- Published On
- August 2, 2022
- Written by
- Kirstin McCudden from Freedom of the Press Foundation
Today marks five years since we launched the U.S. Press Freedom Tracker, a project of Freedom of the Press Foundation and the Committee to Protect Journalists.
In our six years of documentation — the canonical database for press freedom violations in the United States dates to January 2017 — the Tracker team has documented more than 1600 incidents across nearly a dozen categories, affecting more than 1100 journalists and news organizations. We’ve published more than 100 in-depth analyses of press freedom issues.
The Tracker’s origin story started well before 2017. The Obama administration was wrapping up eight years of aggressively prosecuting leaks to journalists, a presidential candidate named Donald Trump was openly antagonistic against the media and law enforcement in Ferguson, Missouri, was targeting journalists with crowd-control munitions and arresting more than two dozen covering Black Lives Matter protests after the police-shooting death of Michael Brown there.

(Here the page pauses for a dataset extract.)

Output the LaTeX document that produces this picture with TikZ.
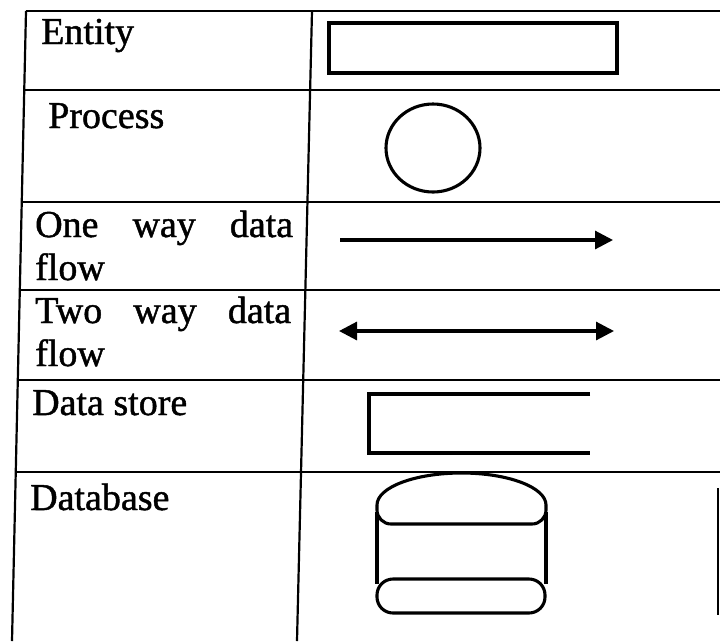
\documentclass[tikz,border=0pt]{standalone}
\usepackage{fontspec}
\setmainfont{Liberation Serif}[FakeBold=1.2]
\usepackage{tikz}
\usetikzlibrary{arrows.meta, positioning}

\tikzset{
  grid/.style={line width=2.2pt},
  symb/.style={line width=3.1pt},
  flow/.style={symb, -{Triangle[length=18pt,width=18pt]}},
  twoflow/.style={symb, {Triangle[length=18pt,width=18pt]}-{Triangle[length=18pt,width=18pt]}},
  lbl/.style={anchor=base west, inner sep=0pt, font=\fontsize{38}{43}\selectfont}
}

\begin{document}
\begin{tikzpicture}[x=1pt, y=-1pt]
\useasboundingbox (0,0) rectangle (720,641);

\draw [grid] (26,11) -- (12,641);
\draw [grid] (312,11) -- (297,641);
\draw [grid] (718,488) -- (718,615);
\foreach \yy/\xl in {11/26, 90/24, 202/22, 290/20, 380/18, 472/15}
  \draw [grid] (\xl,\yy) -- (720,\yy);

\node [lbl] (entityLbl) at (41,44) {Entity};
\node [lbl] (processLbl) at (48,128) {Process};
\node [lbl, text width=258pt, align=left] (oneLbl) at (35,237) {\makebox[258pt]{One\hfill way\hfill data}\\flow};
\node [lbl, text width=256pt, align=left] (twoLbl) at (35,323) {\makebox[256pt]{Two\hfill way\hfill data}\\flow};
\node [lbl] (storeLbl) at (32,415) {Data store};
\node [lbl] (dbLbl) at (30,510) {Database};

\node [symb, draw, minimum width=288pt, minimum height=50pt, inner sep=0pt] (entity) at (473,48) {};
\draw [symb] (433,148) ellipse [x radius=47pt, y radius=44pt];

\coordinate (oneA) at (340,240);
\coordinate (oneB) at (613,240);
\draw [flow] (oneA) -- (oneB);

\coordinate (twoA) at (339,331);
\coordinate (twoB) at (614,331);
\draw [twoflow] (twoA) -- (twoB);

\draw [symb] (590,394) -- (369,394) -- (369,453) -- (590,453);

\draw [symb] (546,505) arc [start angle=0, end angle=180, x radius=84.5pt, y radius=32pt];
\draw [symb, rounded corners=14pt] (377,505) -- (377,524) -- (546,524) -- (546,505);
\draw [symb] (377,512) -- (377,584);
\draw [symb] (546,512) -- (546,584);
\draw [symb, rounded corners=16pt] (377,579) rectangle (545,613);
\end{tikzpicture}
\end{document}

Leading press freedom advocates from the U.S. and United Kingdom believed that a nonpartisan site for press freedom incidents in the states would not only serve advocacy efforts, but also inform journalism and legal action. That vision proved prescient; the Tracker is the authoritative site for aggressions against journalists in the U.S., cited in legislation, news stories and the backbone for advocacy efforts around press rights.
To date, we’ve documented nearly 1000 assaults of journalists and 300 arrests or detainments, more than 50 border stops and 250 reports of damaged equipment. More than 140 subpoenas are captured in the site.
The site itself went through a major redesign this year; It now boasts new data visualization capabilities, smarter search functions and increased speeds for downloading the data with our API. The site runs on open source software as of 2020 and the content is available for republication under a creative commons license.
The Tracker is uniquely positioned to give both a real-time view of aggressions against the media (we live-tracked as 18 journalists were assaulted while covering the Jan. 6, 2021, insurrection at the Capitol) while also capturing trends over time (eight individuals have since been charged with crimes for those assaults). It’s how we can tell you that at least 60 journalists have sued law enforcement following their treatment at protests since 2017 and that by the time Twitter permanently suspended his account on Jan. 8, then-President Trump had posted 2,520 tweets degrading journalists and the media as a whole.
We don’t know what the state of press freedom in the U.S. will look like in the years ahead, but we know it is best served with a robust and well-maintained Tracker in its press freedom watchdog role.